Les financiers ne voient pas non plus la différence entre les compétences intrinsèques de leurs propres salariés, connaissant parfaitement leur métier et sachant l’appliquer au produits de l’entreprise où ils travaillent et les compétences externalisées, forcément moins spécialisées et connaissant moins les produits et les méthodes de l’entreprise. Exemple, de décision comptable typiquement bureaucratique dans une même entreprise : un laboratoire L1 développe des produits de très haute technologie et manque de programmeurs, au vu des livres comptables, le laboratoire L2 dispose lui d’un excédent de programmeurs. Décision financière : transférons les programmeurs en excès dans le laboratoire L2 vers le laboratoire L1, où il en manque. Petit problème non perçu à travers les livres comptables, la technicité de la programmation dans le laboratoire L1 est hors de portée des compétences des programmeurs du laboratoire L2 qui travaillaient dans un domaine de programmation nettement moins technique que ceux du laboratoire L1, sans compter que les programmeurs en excès dans le laboratoire L2 et leurs familles n’avaient aucune motivation pour être délocalisés dans la région du laboratoire L1 où l’agrément de vie était au moins à leurs yeux bien moindre : climat plus continental, éloignement de l’océan, etc. Donc assez peu ont accepté l’offre qui leur était faite.
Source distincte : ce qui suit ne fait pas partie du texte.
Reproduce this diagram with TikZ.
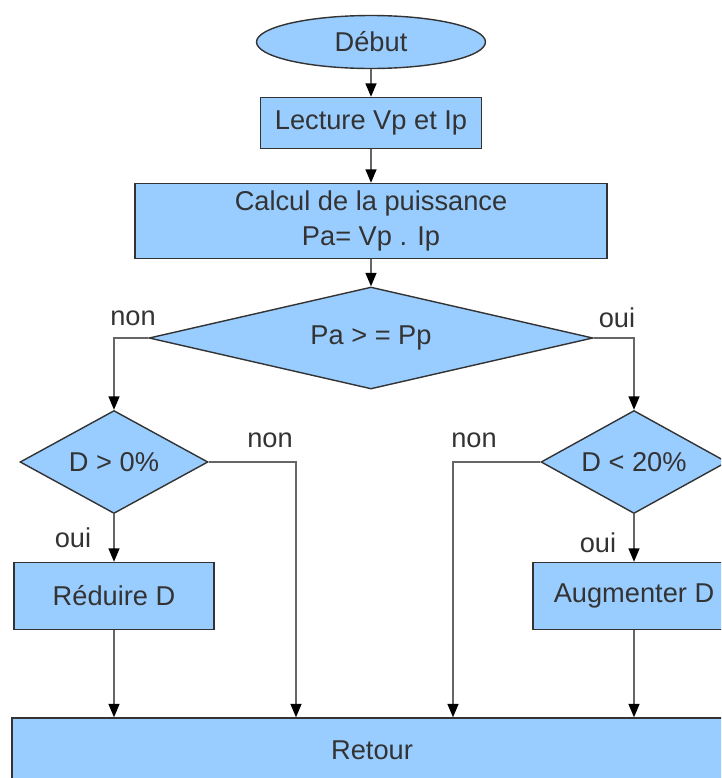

D’une certaine manière la vision financière et comptable n’est finalement pas tellement éloignée de la vision étatique fondée sur des plans bureaucratiques incapables de rester en contact avec la réalité du terrain. Il reste que tant dans les cas des régimes soviétiques que dans le cas de l’économie de marché, les gains de productivité horaires du travail n’ont pas été utilisés à une répartition plus équitable des richesses dégagées. Dans les pays régis par l’économie de marché, bien que l’accaparement des gains par des minorités influentes ait aussi existé, c’est probablement plus dans la guerre des prix suicidaire à laquelle se sont livrées les entreprises, y compris et sans doute surtout au niveau international, que dans la cupidité des plus riches qu’ont disparu les richesses créées par les gains de productivité occasionnés par les progrès technologiques. Guerre des prix qui a entrainé des baisses de revenus et des mises au chômage et encore moins de demande d’où d’autres baisses de revenus entrainant encore plus de mises au chômage car les prix devaient baisser davantage. Remarquons que nous-mêmes en tant que consommateurs sommes tombés dans le panneau en cherchant les prix les plus bas et en jouant ainsi le jeu de la concurrence suicidaire des entreprises… Le résultat risque bien d’être un accroissement de l’insatisfaction des populations qui, espérons-le, n’aboutira pas à des révoltes dont ni les dirigeants ni les membres de base de la société n’auraient rien à gagner.